As I walked along the beaches of the Forgotten Coast and marveled at the beauty—life! everywhere! — I picked up small pieces of plastic and water bottles, passed abandoned beach toys and furniture, crossed tire tracks in the sand, spied speeding motor boats and wave runners and thought madness —this throw-away culture. Creation eclipsed by commerce.
When I turned on the radio and caught snippets of news and conversation describing legal maneuvering by litigious parties and general political posturing around the oil catastrophe, I thought madness. All this us against them. Such childish behavior in the face of such finality.
I click over to news (less and less) and above, beside and below the oil catastrophe stories are ads for cars. Absurdity, sad irony, madness.

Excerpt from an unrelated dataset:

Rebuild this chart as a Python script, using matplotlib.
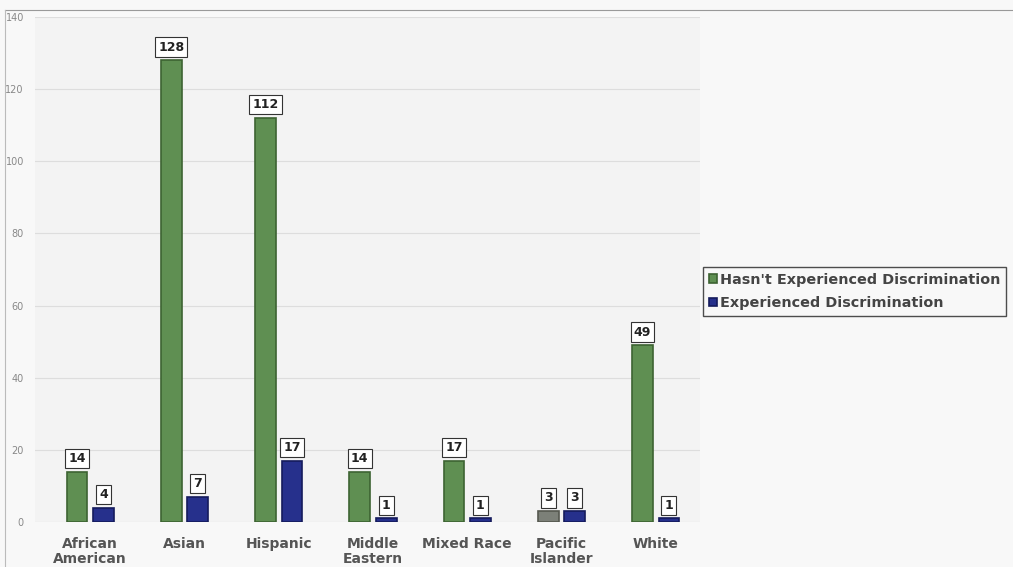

Of course, I drove down to the Gulf of Mexico by car and filled up my tank with gasoline again and again. Are we doomed by our devilish machines? How did we ruin our beautiful life support system so quickly?
Sure, the ruin didn't start with the automobile, but I kept thinking of Joseph Cotten's monologue in Orson Welles' film adaptation of Booth Tarkington's The Magnificent Ambersons.
Once, before youtube, I transcribed this monologue on the automobile. Now wondering how much of this monologue was Tarkington and how much Welles, I turned to Project Gutenberg and have excerpted below the original Tarkington text from his 1918 Pulitzer Prize novel. The film text is all Tarkington but what Welles (or the studio) left out is telling. I've bolded the excised phrases.
The set up to the monologue in the film excerpt starts at 0:34. You might want to watch and listen first and then read the original text.
"I'm not sure he's wrong about automobiles. With all their speed forward they may be a step backward in civilization—that is, in spiritual civilization. It may be that they will not add to the beauty of the world, nor to the life of men's souls. I am not sure. But automobiles have come, and they bring a greater change in our life than most of us suspect. They are here, and almost all outward things are going to be different because of what they bring. They are going to alter war, and they are going to alter peace. I think men's minds are going to be changed in subtle ways because of automobiles; just how, though, I could hardly guess. But you can't have the immense outward changes that they will cause without some inward ones, and it may be that George is right, and that the spiritual alteration will be bad for us. Perhaps, ten or twenty years from now, if we can see the inward change in men by that time, I shouldn't be able to defend the gasoline engine, but would have to agree with him that automobiles 'had no business to be invented."____________________________________________
—Eugene Morgan monologue from The Magnificent Andersons by Booth Tarkington.